### What the task requires
Produce a word-for-word copy of the listing below without its pictures.

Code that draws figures
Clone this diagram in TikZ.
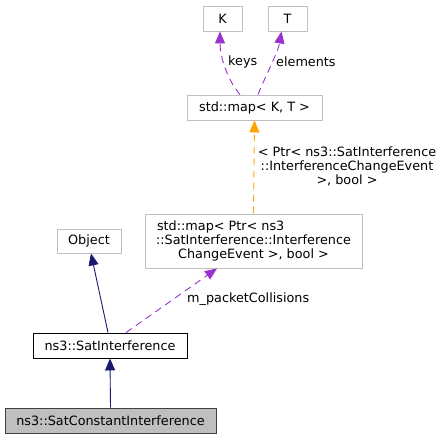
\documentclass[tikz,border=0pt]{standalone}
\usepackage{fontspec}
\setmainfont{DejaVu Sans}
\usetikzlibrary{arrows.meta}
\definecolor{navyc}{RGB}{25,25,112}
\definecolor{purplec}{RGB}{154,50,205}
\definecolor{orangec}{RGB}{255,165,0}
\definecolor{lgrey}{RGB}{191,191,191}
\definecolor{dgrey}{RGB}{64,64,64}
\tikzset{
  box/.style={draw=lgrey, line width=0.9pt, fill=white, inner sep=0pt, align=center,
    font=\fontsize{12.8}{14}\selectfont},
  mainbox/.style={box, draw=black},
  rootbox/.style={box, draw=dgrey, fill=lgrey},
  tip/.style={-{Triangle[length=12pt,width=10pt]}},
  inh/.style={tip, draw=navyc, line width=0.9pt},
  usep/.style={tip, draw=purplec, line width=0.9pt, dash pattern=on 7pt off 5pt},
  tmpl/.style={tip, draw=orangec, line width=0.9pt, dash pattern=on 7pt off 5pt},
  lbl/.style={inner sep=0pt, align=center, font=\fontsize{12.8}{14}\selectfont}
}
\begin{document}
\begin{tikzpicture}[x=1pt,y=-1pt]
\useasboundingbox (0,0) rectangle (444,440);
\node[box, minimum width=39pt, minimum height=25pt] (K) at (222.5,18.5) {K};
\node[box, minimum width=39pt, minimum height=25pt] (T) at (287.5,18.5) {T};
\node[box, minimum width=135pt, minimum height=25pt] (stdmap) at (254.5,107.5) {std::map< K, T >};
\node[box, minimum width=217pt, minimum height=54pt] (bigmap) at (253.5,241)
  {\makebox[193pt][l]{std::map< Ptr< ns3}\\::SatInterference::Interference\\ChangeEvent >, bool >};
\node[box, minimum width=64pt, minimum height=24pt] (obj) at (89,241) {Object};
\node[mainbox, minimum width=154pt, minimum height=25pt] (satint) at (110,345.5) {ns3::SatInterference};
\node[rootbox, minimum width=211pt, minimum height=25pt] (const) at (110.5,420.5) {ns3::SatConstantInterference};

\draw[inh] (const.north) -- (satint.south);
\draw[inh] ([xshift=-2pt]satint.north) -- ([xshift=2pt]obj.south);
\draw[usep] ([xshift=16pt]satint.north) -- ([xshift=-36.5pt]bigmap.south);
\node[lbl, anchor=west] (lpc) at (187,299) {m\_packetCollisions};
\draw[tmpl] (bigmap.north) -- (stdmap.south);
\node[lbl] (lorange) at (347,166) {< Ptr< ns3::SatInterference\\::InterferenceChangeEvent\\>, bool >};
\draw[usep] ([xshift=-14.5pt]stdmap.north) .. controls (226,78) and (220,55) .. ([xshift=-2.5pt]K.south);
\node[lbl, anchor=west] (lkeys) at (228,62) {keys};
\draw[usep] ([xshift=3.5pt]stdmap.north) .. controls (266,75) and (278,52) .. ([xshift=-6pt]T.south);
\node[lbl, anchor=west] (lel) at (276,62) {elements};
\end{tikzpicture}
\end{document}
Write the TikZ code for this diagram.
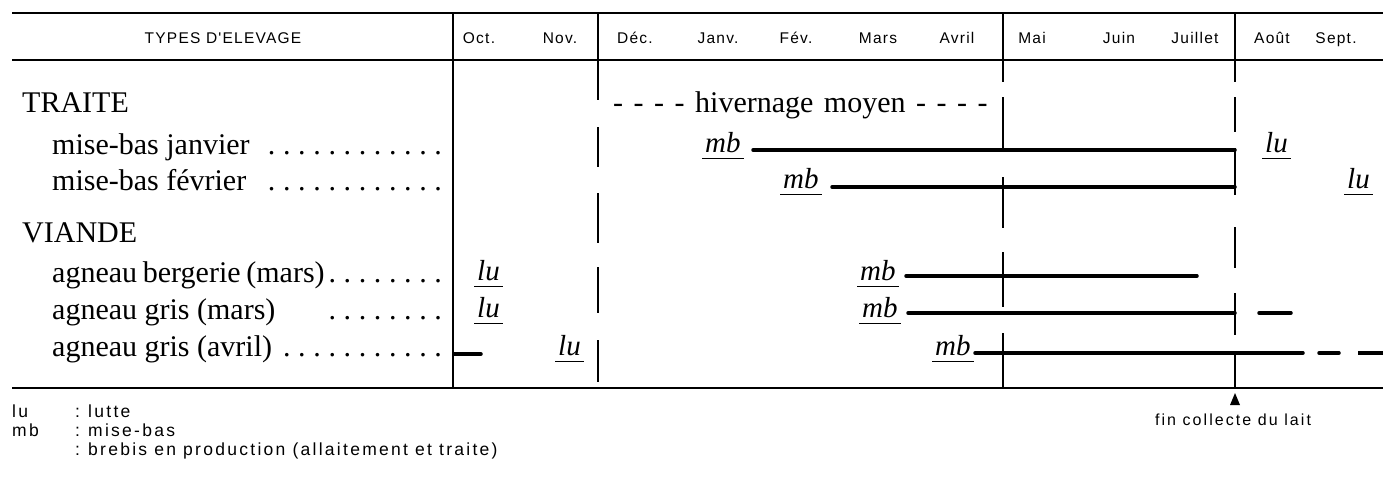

### Full output
Clone this diagram in TikZ.
\documentclass[tikz,border=0pt]{standalone}
\usepackage{fontspec}
\setmainfont{DejaVu Sans}
\usetikzlibrary{arrows.meta}
\definecolor{navyc}{RGB}{25,25,112}
\definecolor{purplec}{RGB}{154,50,205}
\definecolor{orangec}{RGB}{255,165,0}
\definecolor{lgrey}{RGB}{191,191,191}
\definecolor{dgrey}{RGB}{64,64,64}
\tikzset{
  box/.style={draw=lgrey, line width=0.9pt, fill=white, inner sep=0pt, align=center,
    font=\fontsize{12.8}{14}\selectfont},
  mainbox/.style={box, draw=black},
  rootbox/.style={box, draw=dgrey, fill=lgrey},
  tip/.style={-{Triangle[length=12pt,width=10pt]}},
  inh/.style={tip, draw=navyc, line width=0.9pt},
  usep/.style={tip, draw=purplec, line width=0.9pt, dash pattern=on 7pt off 5pt},
  tmpl/.style={tip, draw=orangec, line width=0.9pt, dash pattern=on 7pt off 5pt},
  lbl/.style={inner sep=0pt, align=center, font=\fontsize{12.8}{14}\selectfont}
}
\begin{document}
\begin{tikzpicture}[x=1pt,y=-1pt]
\useasboundingbox (0,0) rectangle (444,440);
\node[box, minimum width=39pt, minimum height=25pt] (K) at (222.5,18.5) {K};
\node[box, minimum width=39pt, minimum height=25pt] (T) at (287.5,18.5) {T};
\node[box, minimum width=135pt, minimum height=25pt] (stdmap) at (254.5,107.5) {std::map< K, T >};
\node[box, minimum width=217pt, minimum height=54pt] (bigmap) at (253.5,241)
  {\makebox[193pt][l]{std::map< Ptr< ns3}\\::SatInterference::Interference\\ChangeEvent >, bool >};
\node[box, minimum width=64pt, minimum height=24pt] (obj) at (89,241) {Object};
\node[mainbox, minimum width=154pt, minimum height=25pt] (satint) at (110,345.5) {ns3::SatInterference};
\node[rootbox, minimum width=211pt, minimum height=25pt] (const) at (110.5,420.5) {ns3::SatConstantInterference};

\draw[inh] (const.north) -- (satint.south);
\draw[inh] ([xshift=-2pt]satint.north) -- ([xshift=2pt]obj.south);
\draw[usep] ([xshift=16pt]satint.north) -- ([xshift=-36.5pt]bigmap.south);
\node[lbl, anchor=west] (lpc) at (187,299) {m\_packetCollisions};
\draw[tmpl] (bigmap.north) -- (stdmap.south);
\node[lbl] (lorange) at (347,166) {< Ptr< ns3::SatInterference\\::InterferenceChangeEvent\\>, bool >};
\draw[usep] ([xshift=-14.5pt]stdmap.north) .. controls (226,78) and (220,55) .. ([xshift=-2.5pt]K.south);
\node[lbl, anchor=west] (lkeys) at (228,62) {keys};
\draw[usep] ([xshift=3.5pt]stdmap.north) .. controls (266,75) and (278,52) .. ([xshift=-6pt]T.south);
\node[lbl, anchor=west] (lel) at (276,62) {elements};
\end{tikzpicture}
\end{document}
Write the TikZ code for this diagram.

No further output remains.